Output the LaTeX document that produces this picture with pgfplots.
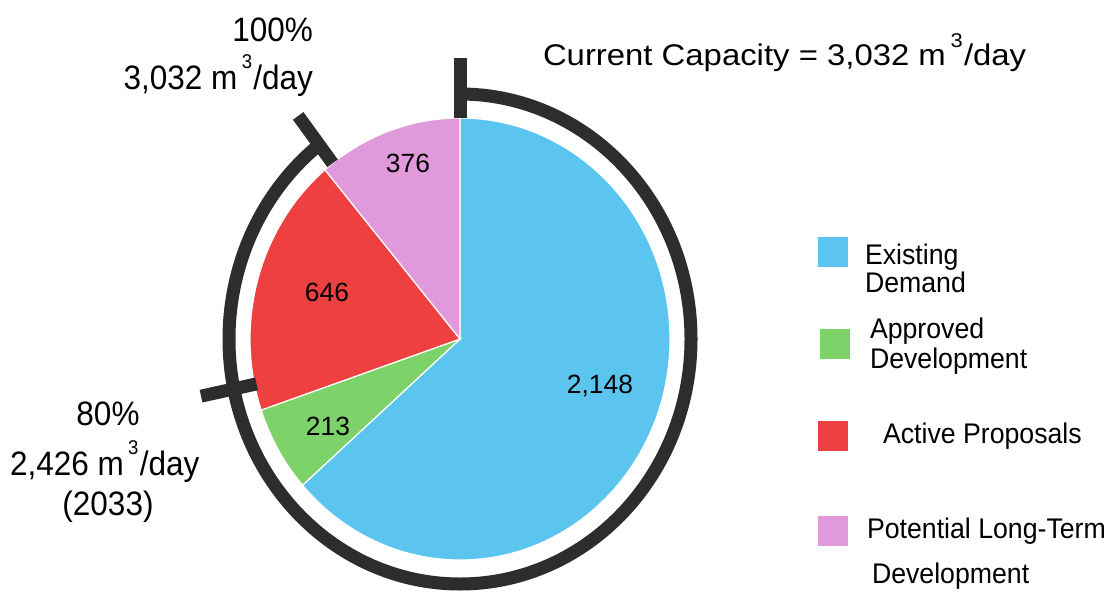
\documentclass[border=0pt]{standalone}
\usepackage{pgfplots}
\pgfplotsset{compat=1.18}
\usepackage{pgfplotstable}
\usepackage{graphicx}
\usepackage{fontspec}
\setmainfont{Liberation Sans}

\definecolor{cBlue}{RGB}{91,197,240}
\definecolor{cGreen}{RGB}{126,210,106}
\definecolor{cRed}{RGB}{238,64,64}
\definecolor{cPink}{RGB}{224,154,220}
\definecolor{cDark}{RGB}{45,45,45}

\pgfplotstableread{
value
2148
213
646
376
}\piedata
\pgfplotstablegetelem{0}{value}\of\piedata\let\vA\pgfplotsretval
\pgfplotstablegetelem{1}{value}\of\piedata\let\vB\pgfplotsretval
\pgfplotstablegetelem{2}{value}\of\piedata\let\vC\pgfplotsretval
\pgfplotstablegetelem{3}{value}\of\piedata\let\vD\pgfplotsretval
\pgfmathsetmacro\tot{\vA+\vB+\vC+\vD}
\pgfmathsetmacro\aA{90-360*(\vA/\tot)}
\pgfmathsetmacro\aB{\aA-360*(\vB/\tot)}
\pgfmathsetmacro\aC{\aB-360*(\vC/\tot)}
\pgfmathsetmacro\aD{\aC-360*(\vD/\tot)}
\pgfmathsetmacro\aFull{90-360*(3032/\tot)}
\pgfmathsetmacro\aEighty{90-360*(2426/\tot)}

\newcommand\pp[2]{(axis cs:{460+210*#1*cos(#2)},{339-221*#1*sin(#2)})}
\newcommand\fs[1]{\fontsize{#1}{#1}\selectfont}
\newcommand\sq{\hspace{0.14em}\raisebox{0.62em}{\fs{20}3}\hspace{0.04em}}
\newcommand\annot[1]{\scalebox{0.93}[1]{\fs{34}#1}}
\tikzset{lab/.style={inner sep=0pt, outer sep=0pt}}

\begin{document}
\begin{tikzpicture}
\begin{axis}[x=1bp, y=1bp, y dir=reverse,
  xmin=0, xmax=1109, ymin=0, ymax=592,
  hide axis, clip=false]
\path (axis cs:0,0) rectangle (axis cs:1109,592);
% wedges
\fill[cBlue, draw=white, line width=1.2bp] (axis cs:460,339) -- \pp{1}{90}
  arc[start angle=90, end angle=\aA, x radius=210bp, y radius=221bp] -- cycle;
\fill[cGreen, draw=white, line width=1.2bp] (axis cs:460,339) -- \pp{1}{\aA}
  arc[start angle=\aA, end angle=\aB, x radius=210bp, y radius=221bp] -- cycle;
\fill[cRed, draw=white, line width=1.2bp] (axis cs:460,339) -- \pp{1}{\aB}
  arc[start angle=\aB, end angle=\aC, x radius=210bp, y radius=221bp] -- cycle;
\fill[cPink, draw=white, line width=1.2bp] (axis cs:460,339) -- \pp{1}{\aC}
  arc[start angle=\aC, end angle=\aD, x radius=210bp, y radius=221bp] -- cycle;
% bracket arc and ticks
\draw[cDark, line width=13bp] (axis cs:460,94)
  arc[start angle=90, end angle=\aFull, x radius=231bp, y radius=245bp];
\draw[cDark, line width=13bp] \pp{1.0}{90} -- \pp{1.27}{90};
\draw[cDark, line width=13bp] \pp{1.0}{\aFull} -- \pp{1.27}{\aFull};
\draw[cDark, line width=13bp] \pp{0.99}{\aEighty} -- \pp{1.26}{\aEighty};
% slice labels
\node[lab, anchor=base] at (axis cs:600,393) {\fs{26.5}2,148};
\node[lab, anchor=base] at (axis cs:328,435) {\fs{26.5}213};
\node[lab, anchor=base] at (axis cs:327,302) {\fs{26.5}646};
\node[lab, anchor=base] at (axis cs:408,173) {\fs{26.5}376};
% annotations
\node[lab, anchor=base west] at (axis cs:543,66) {\scalebox{1.1}[1]{\fs{30}Current Capacity = 3,032 m\sq/day}};
\node[lab, anchor=base east] at (axis cs:313,42) {\annot{100\%}};
\node[lab, anchor=base east] at (axis cs:313,90) {\annot{3,032 m\sq/day}};
\node[lab, anchor=base] at (axis cs:108,425) {\annot{80\%}};
\node[lab, anchor=base west] at (axis cs:10,475) {\annot{2,426 m\sq/day}};
\node[lab, anchor=base] at (axis cs:108,515) {\annot{(2033)}};
% legend
\fill[cBlue] (axis cs:818,237) rectangle (axis cs:848,267);
\fill[cGreen] (axis cs:820,329) rectangle (axis cs:850,359);
\fill[cRed] (axis cs:818,421) rectangle (axis cs:848,451);
\fill[cPink] (axis cs:818,516) rectangle (axis cs:848,546);
\node[lab, anchor=base west] at (axis cs:865,265) {\scalebox{0.94}[1]{\fs{28.5}Existing}};
\node[lab, anchor=base west] at (axis cs:865,293) {\scalebox{0.94}[1]{\fs{28.5}Demand}};
\node[lab, anchor=base west] at (axis cs:870,338) {\scalebox{0.94}[1]{\fs{28.5}Approved}};
\node[lab, anchor=base west] at (axis cs:870,368) {\scalebox{0.94}[1]{\fs{28.5}Development}};
\node[lab, anchor=base west] at (axis cs:883,443) {\scalebox{0.94}[1]{\fs{28.5}Active Proposals}};
\node[lab, anchor=base west] at (axis cs:867,538) {\scalebox{0.94}[1]{\fs{28.5}Potential Long-Term}};
\node[lab, anchor=base west] at (axis cs:872,583) {\scalebox{0.94}[1]{\fs{28.5}Development}};
\end{axis}
\end{tikzpicture}
\end{document}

━━━━━━━━━━━━━━━━━━━━

What you need to do :: Without the pictures, retype the whole of the material above exactly.

Response to the exercise ::
Output the LaTeX document that produces this picture with pgfplots.
\documentclass[border=0pt]{standalone}
\usepackage{pgfplots}
\pgfplotsset{compat=1.18}
\usepackage{pgfplotstable}
\usepackage{graphicx}
\usepackage{fontspec}
\setmainfont{Liberation Sans}

\definecolor{cBlue}{RGB}{91,197,240}
\definecolor{cGreen}{RGB}{126,210,106}
\definecolor{cRed}{RGB}{238,64,64}
\definecolor{cPink}{RGB}{224,154,220}
\definecolor{cDark}{RGB}{45,45,45}

\pgfplotstableread{
value
2148
213
646
376
}\piedata
\pgfplotstablegetelem{0}{value}\of\piedata\let\vA\pgfplotsretval
\pgfplotstablegetelem{1}{value}\of\piedata\let\vB\pgfplotsretval
\pgfplotstablegetelem{2}{value}\of\piedata\let\vC\pgfplotsretval
\pgfplotstablegetelem{3}{value}\of\piedata\let\vD\pgfplotsretval
\pgfmathsetmacro\tot{\vA+\vB+\vC+\vD}
\pgfmathsetmacro\aA{90-360*(\vA/\tot)}
\pgfmathsetmacro\aB{\aA-360*(\vB/\tot)}
\pgfmathsetmacro\aC{\aB-360*(\vC/\tot)}
\pgfmathsetmacro\aD{\aC-360*(\vD/\tot)}
\pgfmathsetmacro\aFull{90-360*(3032/\tot)}
\pgfmathsetmacro\aEighty{90-360*(2426/\tot)}

\newcommand\pp[2]{(axis cs:{460+210*#1*cos(#2)},{339-221*#1*sin(#2)})}
\newcommand\fs[1]{\fontsize{#1}{#1}\selectfont}
\newcommand\sq{\hspace{0.14em}\raisebox{0.62em}{\fs{20}3}\hspace{0.04em}}
\newcommand\annot[1]{\scalebox{0.93}[1]{\fs{34}#1}}
\tikzset{lab/.style={inner sep=0pt, outer sep=0pt}}

\begin{document}
\begin{tikzpicture}
\begin{axis}[x=1bp, y=1bp, y dir=reverse,
  xmin=0, xmax=1109, ymin=0, ymax=592,
  hide axis, clip=false]
\path (axis cs:0,0) rectangle (axis cs:1109,592);
% wedges
\fill[cBlue, draw=white, line width=1.2bp] (axis cs:460,339) -- \pp{1}{90}
  arc[start angle=90, end angle=\aA, x radius=210bp, y radius=221bp] -- cycle;
\fill[cGreen, draw=white, line width=1.2bp] (axis cs:460,339) -- \pp{1}{\aA}
  arc[start angle=\aA, end angle=\aB, x radius=210bp, y radius=221bp] -- cycle;
\fill[cRed, draw=white, line width=1.2bp] (axis cs:460,339) -- \pp{1}{\aB}
  arc[start angle=\aB, end angle=\aC, x radius=210bp, y radius=221bp] -- cycle;
\fill[cPink, draw=white, line width=1.2bp] (axis cs:460,339) -- \pp{1}{\aC}
  arc[start angle=\aC, end angle=\aD, x radius=210bp, y radius=221bp] -- cycle;
% bracket arc and ticks
\draw[cDark, line width=13bp] (axis cs:460,94)
  arc[start angle=90, end angle=\aFull, x radius=231bp, y radius=245bp];
\draw[cDark, line width=13bp] \pp{1.0}{90} -- \pp{1.27}{90};
\draw[cDark, line width=13bp] \pp{1.0}{\aFull} -- \pp{1.27}{\aFull};
\draw[cDark, line width=13bp] \pp{0.99}{\aEighty} -- \pp{1.26}{\aEighty};
% slice labels
\node[lab, anchor=base] at (axis cs:600,393) {\fs{26.5}2,148};
\node[lab, anchor=base] at (axis cs:328,435) {\fs{26.5}213};
\node[lab, anchor=base] at (axis cs:327,302) {\fs{26.5}646};
\node[lab, anchor=base] at (axis cs:408,173) {\fs{26.5}376};
% annotations
\node[lab, anchor=base west] at (axis cs:543,66) {\scalebox{1.1}[1]{\fs{30}Current Capacity = 3,032 m\sq/day}};
\node[lab, anchor=base east] at (axis cs:313,42) {\annot{100\%}};
\node[lab, anchor=base east] at (axis cs:313,90) {\annot{3,032 m\sq/day}};
\node[lab, anchor=base] at (axis cs:108,425) {\annot{80\%}};
\node[lab, anchor=base west] at (axis cs:10,475) {\annot{2,426 m\sq/day}};
\node[lab, anchor=base] at (axis cs:108,515) {\annot{(2033)}};
% legend
\fill[cBlue] (axis cs:818,237) rectangle (axis cs:848,267);
\fill[cGreen] (axis cs:820,329) rectangle (axis cs:850,359);
\fill[cRed] (axis cs:818,421) rectangle (axis cs:848,451);
\fill[cPink] (axis cs:818,516) rectangle (axis cs:848,546);
\node[lab, anchor=base west] at (axis cs:865,265) {\scalebox{0.94}[1]{\fs{28.5}Existing}};
\node[lab, anchor=base west] at (axis cs:865,293) {\scalebox{0.94}[1]{\fs{28.5}Demand}};
\node[lab, anchor=base west] at (axis cs:870,338) {\scalebox{0.94}[1]{\fs{28.5}Approved}};
\node[lab, anchor=base west] at (axis cs:870,368) {\scalebox{0.94}[1]{\fs{28.5}Development}};
\node[lab, anchor=base west] at (axis cs:883,443) {\scalebox{0.94}[1]{\fs{28.5}Active Proposals}};
\node[lab, anchor=base west] at (axis cs:867,538) {\scalebox{0.94}[1]{\fs{28.5}Potential Long-Term}};
\node[lab, anchor=base west] at (axis cs:872,583) {\scalebox{0.94}[1]{\fs{28.5}Development}};
\end{axis}
\end{tikzpicture}
\end{document}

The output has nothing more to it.